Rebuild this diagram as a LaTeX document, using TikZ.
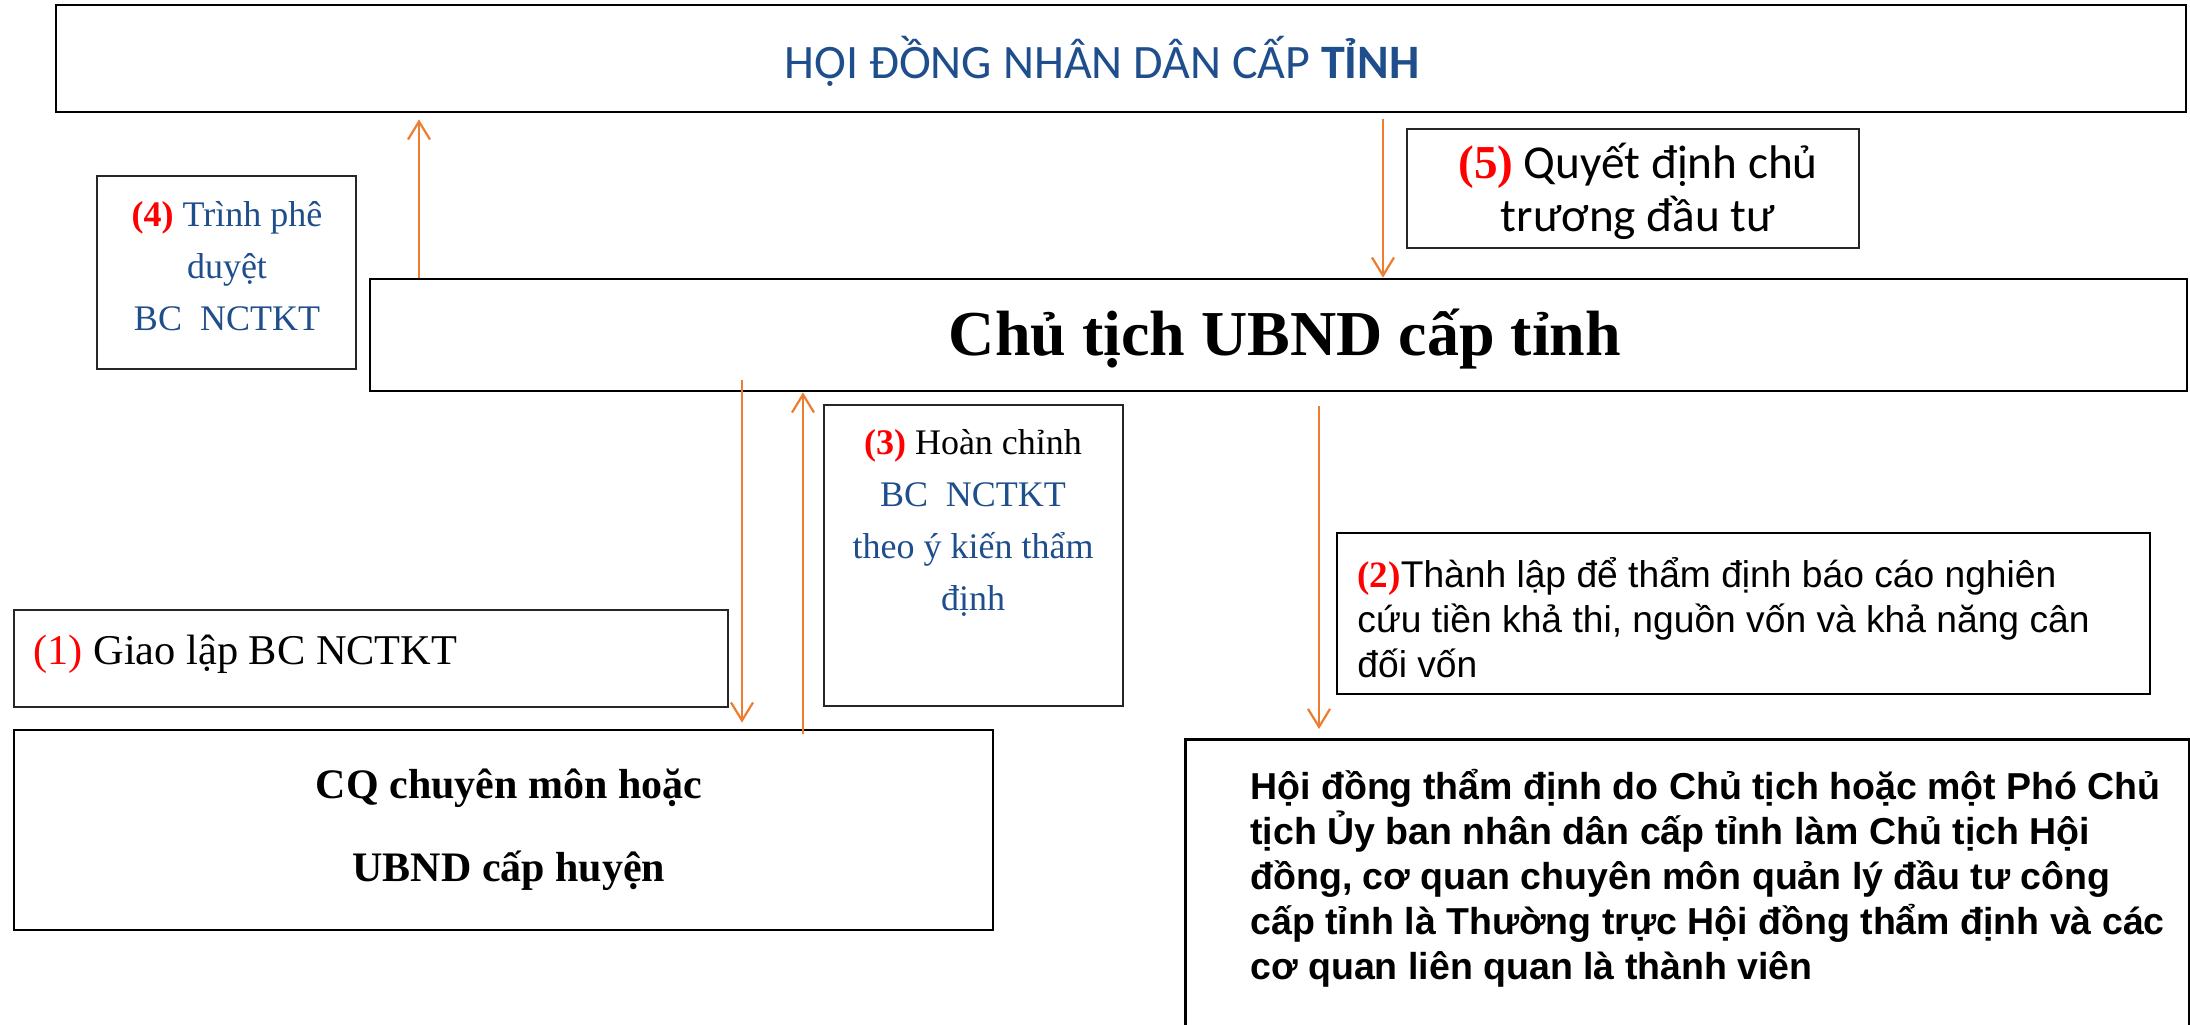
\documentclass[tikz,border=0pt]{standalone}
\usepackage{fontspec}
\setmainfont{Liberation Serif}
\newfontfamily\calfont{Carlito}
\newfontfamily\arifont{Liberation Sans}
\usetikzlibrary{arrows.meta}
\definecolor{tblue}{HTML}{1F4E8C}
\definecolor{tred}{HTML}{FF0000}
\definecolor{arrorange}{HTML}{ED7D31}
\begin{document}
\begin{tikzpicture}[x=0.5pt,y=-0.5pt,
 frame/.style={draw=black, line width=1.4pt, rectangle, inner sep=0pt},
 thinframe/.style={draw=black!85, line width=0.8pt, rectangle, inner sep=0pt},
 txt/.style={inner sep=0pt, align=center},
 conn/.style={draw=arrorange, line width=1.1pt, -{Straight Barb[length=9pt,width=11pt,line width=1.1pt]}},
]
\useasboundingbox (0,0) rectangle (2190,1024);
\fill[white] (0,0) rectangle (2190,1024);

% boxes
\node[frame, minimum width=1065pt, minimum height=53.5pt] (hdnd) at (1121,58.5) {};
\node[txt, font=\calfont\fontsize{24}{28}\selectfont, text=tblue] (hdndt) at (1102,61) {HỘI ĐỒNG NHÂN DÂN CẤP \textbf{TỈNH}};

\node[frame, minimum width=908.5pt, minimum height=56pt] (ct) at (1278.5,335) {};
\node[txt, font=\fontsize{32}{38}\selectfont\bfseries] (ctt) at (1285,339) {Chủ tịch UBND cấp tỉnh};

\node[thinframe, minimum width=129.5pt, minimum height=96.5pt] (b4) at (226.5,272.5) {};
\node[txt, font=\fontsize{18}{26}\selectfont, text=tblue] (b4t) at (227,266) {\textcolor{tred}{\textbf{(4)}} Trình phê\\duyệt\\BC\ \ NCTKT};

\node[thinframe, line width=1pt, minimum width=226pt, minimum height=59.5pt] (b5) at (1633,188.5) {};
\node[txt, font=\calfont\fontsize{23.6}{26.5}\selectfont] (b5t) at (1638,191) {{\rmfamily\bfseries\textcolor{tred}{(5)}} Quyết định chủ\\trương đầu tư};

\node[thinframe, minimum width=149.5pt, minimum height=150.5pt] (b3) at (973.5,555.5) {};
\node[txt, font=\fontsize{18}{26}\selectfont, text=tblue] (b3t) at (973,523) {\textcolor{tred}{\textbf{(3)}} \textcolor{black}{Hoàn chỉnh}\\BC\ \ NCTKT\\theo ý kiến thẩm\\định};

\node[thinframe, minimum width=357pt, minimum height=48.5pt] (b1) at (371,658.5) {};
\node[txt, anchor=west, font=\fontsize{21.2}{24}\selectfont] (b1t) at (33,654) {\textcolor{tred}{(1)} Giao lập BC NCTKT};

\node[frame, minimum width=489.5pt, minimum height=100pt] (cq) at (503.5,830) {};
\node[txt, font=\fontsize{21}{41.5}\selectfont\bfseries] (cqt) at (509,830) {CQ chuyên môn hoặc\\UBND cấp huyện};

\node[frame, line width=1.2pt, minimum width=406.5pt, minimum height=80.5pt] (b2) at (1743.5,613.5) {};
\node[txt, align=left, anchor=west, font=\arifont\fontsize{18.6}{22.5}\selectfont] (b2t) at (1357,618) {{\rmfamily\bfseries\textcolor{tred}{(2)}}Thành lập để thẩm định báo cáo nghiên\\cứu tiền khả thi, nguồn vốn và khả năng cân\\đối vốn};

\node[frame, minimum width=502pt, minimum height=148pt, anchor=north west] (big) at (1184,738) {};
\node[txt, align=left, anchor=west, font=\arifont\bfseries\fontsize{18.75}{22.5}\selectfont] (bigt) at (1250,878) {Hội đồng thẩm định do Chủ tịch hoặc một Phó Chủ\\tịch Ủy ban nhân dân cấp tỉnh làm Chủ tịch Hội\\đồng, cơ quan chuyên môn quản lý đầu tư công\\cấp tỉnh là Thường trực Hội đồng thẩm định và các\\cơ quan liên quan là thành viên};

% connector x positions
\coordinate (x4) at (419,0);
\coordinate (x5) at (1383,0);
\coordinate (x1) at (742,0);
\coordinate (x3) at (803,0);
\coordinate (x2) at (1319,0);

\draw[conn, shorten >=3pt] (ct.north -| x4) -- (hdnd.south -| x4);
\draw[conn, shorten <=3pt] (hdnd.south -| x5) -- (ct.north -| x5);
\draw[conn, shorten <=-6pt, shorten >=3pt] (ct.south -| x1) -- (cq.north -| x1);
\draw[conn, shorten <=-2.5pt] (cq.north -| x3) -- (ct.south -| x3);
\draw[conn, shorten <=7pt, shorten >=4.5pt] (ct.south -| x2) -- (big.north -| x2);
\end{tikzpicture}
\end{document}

**Given problem**
Restate the data above word for word. Skip every picture.

**Answer**
Rebuild this diagram as a LaTeX document, using TikZ.
\documentclass[tikz,border=0pt]{standalone}
\usepackage{fontspec}
\setmainfont{Liberation Serif}
\newfontfamily\calfont{Carlito}
\newfontfamily\arifont{Liberation Sans}
\usetikzlibrary{arrows.meta}
\definecolor{tblue}{HTML}{1F4E8C}
\definecolor{tred}{HTML}{FF0000}
\definecolor{arrorange}{HTML}{ED7D31}
\begin{document}
\begin{tikzpicture}[x=0.5pt,y=-0.5pt,
 frame/.style={draw=black, line width=1.4pt, rectangle, inner sep=0pt},
 thinframe/.style={draw=black!85, line width=0.8pt, rectangle, inner sep=0pt},
 txt/.style={inner sep=0pt, align=center},
 conn/.style={draw=arrorange, line width=1.1pt, -{Straight Barb[length=9pt,width=11pt,line width=1.1pt]}},
]
\useasboundingbox (0,0) rectangle (2190,1024);
\fill[white] (0,0) rectangle (2190,1024);

% boxes
\node[frame, minimum width=1065pt, minimum height=53.5pt] (hdnd) at (1121,58.5) {};
\node[txt, font=\calfont\fontsize{24}{28}\selectfont, text=tblue] (hdndt) at (1102,61) {HỘI ĐỒNG NHÂN DÂN CẤP \textbf{TỈNH}};

\node[frame, minimum width=908.5pt, minimum height=56pt] (ct) at (1278.5,335) {};
\node[txt, font=\fontsize{32}{38}\selectfont\bfseries] (ctt) at (1285,339) {Chủ tịch UBND cấp tỉnh};

\node[thinframe, minimum width=129.5pt, minimum height=96.5pt] (b4) at (226.5,272.5) {};
\node[txt, font=\fontsize{18}{26}\selectfont, text=tblue] (b4t) at (227,266) {\textcolor{tred}{\textbf{(4)}} Trình phê\\duyệt\\BC\ \ NCTKT};

\node[thinframe, line width=1pt, minimum width=226pt, minimum height=59.5pt] (b5) at (1633,188.5) {};
\node[txt, font=\calfont\fontsize{23.6}{26.5}\selectfont] (b5t) at (1638,191) {{\rmfamily\bfseries\textcolor{tred}{(5)}} Quyết định chủ\\trương đầu tư};

\node[thinframe, minimum width=149.5pt, minimum height=150.5pt] (b3) at (973.5,555.5) {};
\node[txt, font=\fontsize{18}{26}\selectfont, text=tblue] (b3t) at (973,523) {\textcolor{tred}{\textbf{(3)}} \textcolor{black}{Hoàn chỉnh}\\BC\ \ NCTKT\\theo ý kiến thẩm\\định};

\node[thinframe, minimum width=357pt, minimum height=48.5pt] (b1) at (371,658.5) {};
\node[txt, anchor=west, font=\fontsize{21.2}{24}\selectfont] (b1t) at (33,654) {\textcolor{tred}{(1)} Giao lập BC NCTKT};

\node[frame, minimum width=489.5pt, minimum height=100pt] (cq) at (503.5,830) {};
\node[txt, font=\fontsize{21}{41.5}\selectfont\bfseries] (cqt) at (509,830) {CQ chuyên môn hoặc\\UBND cấp huyện};

\node[frame, line width=1.2pt, minimum width=406.5pt, minimum height=80.5pt] (b2) at (1743.5,613.5) {};
\node[txt, align=left, anchor=west, font=\arifont\fontsize{18.6}{22.5}\selectfont] (b2t) at (1357,618) {{\rmfamily\bfseries\textcolor{tred}{(2)}}Thành lập để thẩm định báo cáo nghiên\\cứu tiền khả thi, nguồn vốn và khả năng cân\\đối vốn};

\node[frame, minimum width=502pt, minimum height=148pt, anchor=north west] (big) at (1184,738) {};
\node[txt, align=left, anchor=west, font=\arifont\bfseries\fontsize{18.75}{22.5}\selectfont] (bigt) at (1250,878) {Hội đồng thẩm định do Chủ tịch hoặc một Phó Chủ\\tịch Ủy ban nhân dân cấp tỉnh làm Chủ tịch Hội\\đồng, cơ quan chuyên môn quản lý đầu tư công\\cấp tỉnh là Thường trực Hội đồng thẩm định và các\\cơ quan liên quan là thành viên};

% connector x positions
\coordinate (x4) at (419,0);
\coordinate (x5) at (1383,0);
\coordinate (x1) at (742,0);
\coordinate (x3) at (803,0);
\coordinate (x2) at (1319,0);

\draw[conn, shorten >=3pt] (ct.north -| x4) -- (hdnd.south -| x4);
\draw[conn, shorten <=3pt] (hdnd.south -| x5) -- (ct.north -| x5);
\draw[conn, shorten <=-6pt, shorten >=3pt] (ct.south -| x1) -- (cq.north -| x1);
\draw[conn, shorten <=-2.5pt] (cq.north -| x3) -- (ct.south -| x3);
\draw[conn, shorten <=7pt, shorten >=4.5pt] (ct.south -| x2) -- (big.north -| x2);
\end{tikzpicture}
\end{document}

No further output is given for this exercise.